Webcast Recap

Since military dictatorship ended 36 years ago, most observers assumed that Greece was growing in prosperity and progress. However, the current crisis indicates that Greece's recent history is far more complex. In order to understand the current state of affairs, John Koumoulides surveyed the transformation of Greece from its founding, to dictatorship, to the restoration of democracy.
After two world wars and a civil war that abated in the mid-20th Century, Greece's recovery was aided immensely by the United States, through technical and financial assistance. By 1956, accumulated assistance to Greece grew to over US $1 billion, much of it used to increase economic productivity. By early 1956, Greece was producing 40 percent more agricultural crops than it had before World War II, and its industrial output had grown by 86 percent compared to the pre-war period. With so much economic energy and progress, by 1988, The Economist magazine characterized Greece as "prosperous and progressive." This development seemed to culminate with Greece's entry into the euro zone in 2001.

Based on these successes, Koumoulides argued, Greece's ambition for the 21st century was to become a business and transport hub, linking southeast Europe to the EU market. However, entry into the euro zone brought a number of responsibilities which in turn required economic reform to allow for accurate measurement of economic performance. Unfortunately, Greece was only able to meet the "Maastricht criteria" through what Koumoulides characterized as "accounting finesse," since corruption and inefficiency were not addressed, and public debt would continue to rise. Nevertheless, Greece's international prestige continued to grow. In 2004, Greece hosted the Olympic Games and solidified its image as a competent and confident nation.

Four years later, the forest fires, political riots and anarchy turned the country into chaos. After the elections of October 2009, the newly-elected Prime Minister George Papandreou admitted to his EU counterparts that Greece's public finances were in disarray. This launched the country into more chaos and caused the EU and the IMF to step in to bail it out.

Besides economic turmoil, Koumoulides touches on the societal changes that have transpired in the country through emigration and immigration. In the last decade, there has been a wave of immigrants; both legal and illegal estimated between 850,000 to one million, that have not only put a strain on the economy, but also on the health and social institutions. Koumoulides also noted that migrants are changing the political landscape. Those who have become acclimated to the society come with their own demands that also affect the religious identity of the country. Inter-marriages have created the idea of a new citizen for the country as well. As with its European neighbors, Greece needs to find a creative, cost-effective way to deal with a burgeoning migrant worker population.

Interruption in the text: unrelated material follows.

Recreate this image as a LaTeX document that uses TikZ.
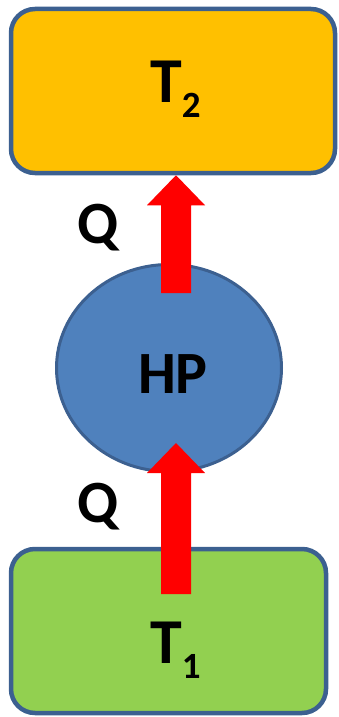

The current crisis, Koumoulides argued, is an opportunity to achieve a true transformation of the country. Koumoulides emphasized the need for citizens to stop blaming foreign entities for the country's homegrown problems. To be sure, migration to the country, with its enormous social, economic and political implications, should also be taken into consideration during this pivotal period. Reforms are necessary in order for Greece to address the problem of fiscal responsibility and to tackle corruption.